Highly skilled in her field as a traditional knowledge keeper she brings forth her skills at a higher sequence. She walks with the moccasins of the past and brings that knowledge to many organizations. She currently is a Cree language teacher/Elder Land Based educator with living sky school Division, also a Elder for Battelford Tribes Chiefs, Elder for Red pheasant Band. She is rooted in the laws of the original instructions that are the curriculum of the indigenous people, languages, land base and sciences.
Tina Rioux
Educator - Saskatoon, SK
Corey Grey
Physicist - Siksika Nation
Corey Gray is Scottish & Blackfoot and a member of the Siksika Nation of Alberta, Canada. He grew up in southern California and received Bachelor of Science degrees in Physics and Applied Mathematics from Cal Poly Humboldt. After undergrad, he was hired by Caltech to work for the astronomy project, LIGO (Laser Interferometer Gravitational wave Observatory) at the LIGO Hanford Observatory in Washington State. At LIGO, Corey has worked on teams to both build and operate gravitational wave detectors since 1998.

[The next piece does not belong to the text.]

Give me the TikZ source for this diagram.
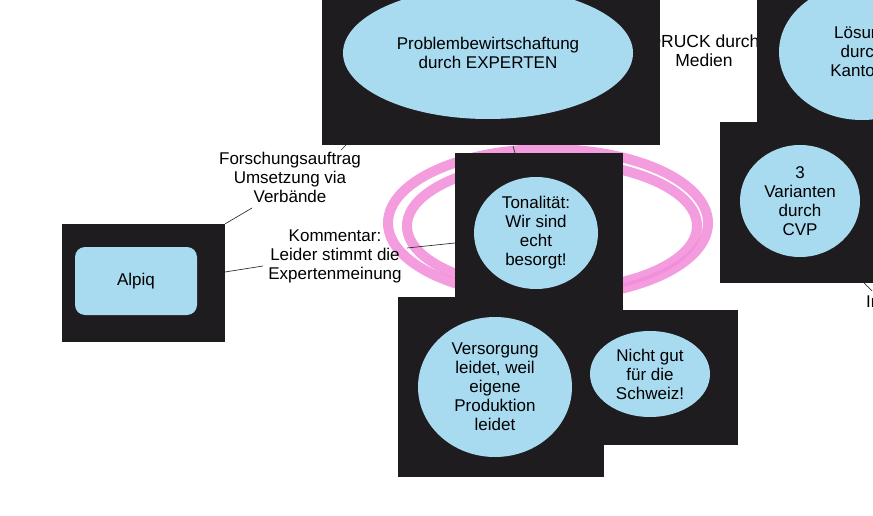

The LIGO Scientific Collaboration (LSC) made historic news in 2016 by announcing the FIRST direct detection of gravitational waves, which helped prove a prediction made 100 years earlier by Albert Einstein! This also garnered the founders of LIGO the Nobel Prize in Physics for 2017. The LSC, which Corey is a member of, was also awarded the 2016 Sprecial Breakthrough Prize. The LIGO, Virgo, & KAGRA collaborations are currently up to a total of 90 gravitational wave detections (and will more than double this number after Observing Run #4)!
Corey enjoys & appreciates the importance of science communication. Over the years he has given keynotes, plenary talks, public colloquia and a TEDx talk. He especially loves to share the science of Einstein with Indigenous youth and other underrepresented groups. Corey is currently serving as a juror for the National Academy of Science’s “Awards for Excellence in Science Communication”. Corey is proud to be Indigenous. He recruited Sharon Yellowfly (his mom) to translate LIGO scientific documents into the Blackfoot language. In his free time, Corey likes to backpack, travel, salsa dance, cross country ski, go to pow wows, share science with the public, and kayak (with a wooden kayak he built).